→ Data extract
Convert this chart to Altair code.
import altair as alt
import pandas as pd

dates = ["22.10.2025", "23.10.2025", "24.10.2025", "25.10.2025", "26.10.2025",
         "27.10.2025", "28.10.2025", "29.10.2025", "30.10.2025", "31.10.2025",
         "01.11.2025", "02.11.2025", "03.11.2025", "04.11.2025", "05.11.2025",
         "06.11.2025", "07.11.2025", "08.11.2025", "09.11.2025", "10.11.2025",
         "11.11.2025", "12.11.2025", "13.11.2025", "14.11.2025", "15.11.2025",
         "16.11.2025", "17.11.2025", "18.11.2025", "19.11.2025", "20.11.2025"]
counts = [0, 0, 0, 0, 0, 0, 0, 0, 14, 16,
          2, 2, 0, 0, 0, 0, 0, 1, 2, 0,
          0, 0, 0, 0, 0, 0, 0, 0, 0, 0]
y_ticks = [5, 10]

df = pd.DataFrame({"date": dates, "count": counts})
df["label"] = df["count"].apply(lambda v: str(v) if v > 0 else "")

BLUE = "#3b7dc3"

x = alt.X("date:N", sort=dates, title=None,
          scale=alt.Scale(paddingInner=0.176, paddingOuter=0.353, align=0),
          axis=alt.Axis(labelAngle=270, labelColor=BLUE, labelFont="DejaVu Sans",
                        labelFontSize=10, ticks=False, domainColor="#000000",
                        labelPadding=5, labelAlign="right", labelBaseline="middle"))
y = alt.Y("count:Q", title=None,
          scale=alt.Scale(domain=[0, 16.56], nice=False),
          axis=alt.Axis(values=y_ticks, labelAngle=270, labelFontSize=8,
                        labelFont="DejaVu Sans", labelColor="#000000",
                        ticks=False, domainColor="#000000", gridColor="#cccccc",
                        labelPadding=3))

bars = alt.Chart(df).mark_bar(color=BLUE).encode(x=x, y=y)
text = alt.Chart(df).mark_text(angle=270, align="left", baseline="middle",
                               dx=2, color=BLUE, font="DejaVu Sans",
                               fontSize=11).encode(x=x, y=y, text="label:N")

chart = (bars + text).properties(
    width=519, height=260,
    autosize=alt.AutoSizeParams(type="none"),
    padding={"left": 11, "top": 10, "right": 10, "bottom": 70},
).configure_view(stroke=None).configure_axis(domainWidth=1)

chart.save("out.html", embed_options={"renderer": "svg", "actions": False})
--
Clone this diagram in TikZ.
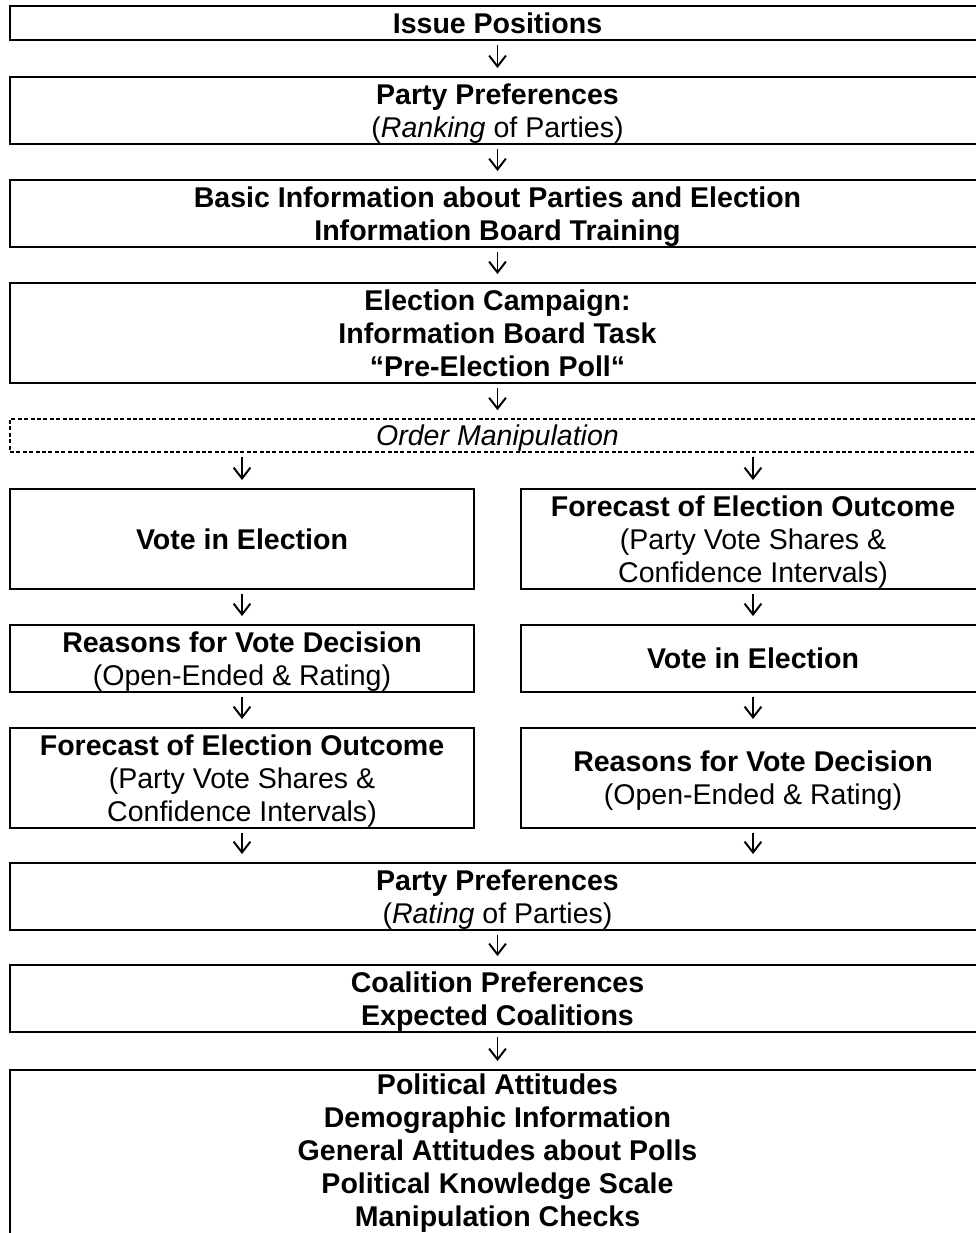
...
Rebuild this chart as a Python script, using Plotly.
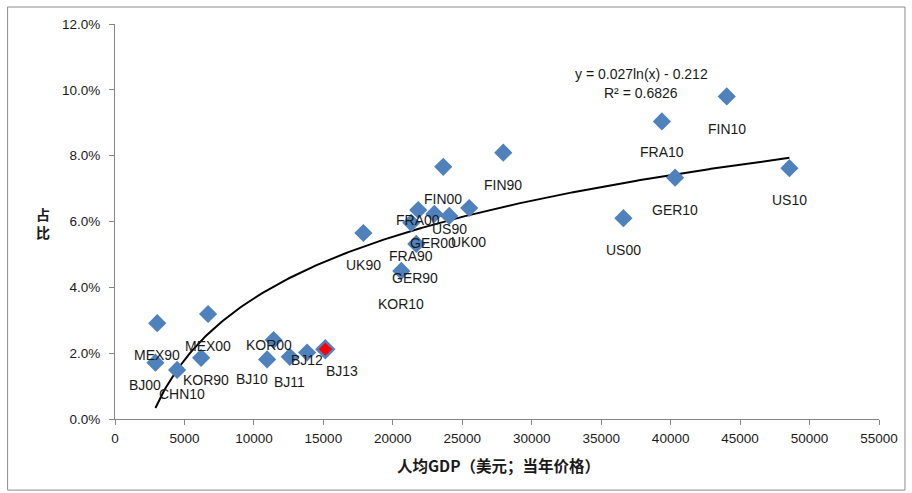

→ What is needed
Repeat exactly the lines from the one containing "Convert this chart to Altair code." through the one containing "import pandas as pd", both included, and nothing else.

→ Exercise output
Convert this chart to Altair code.
import altair as alt
import pandas as pd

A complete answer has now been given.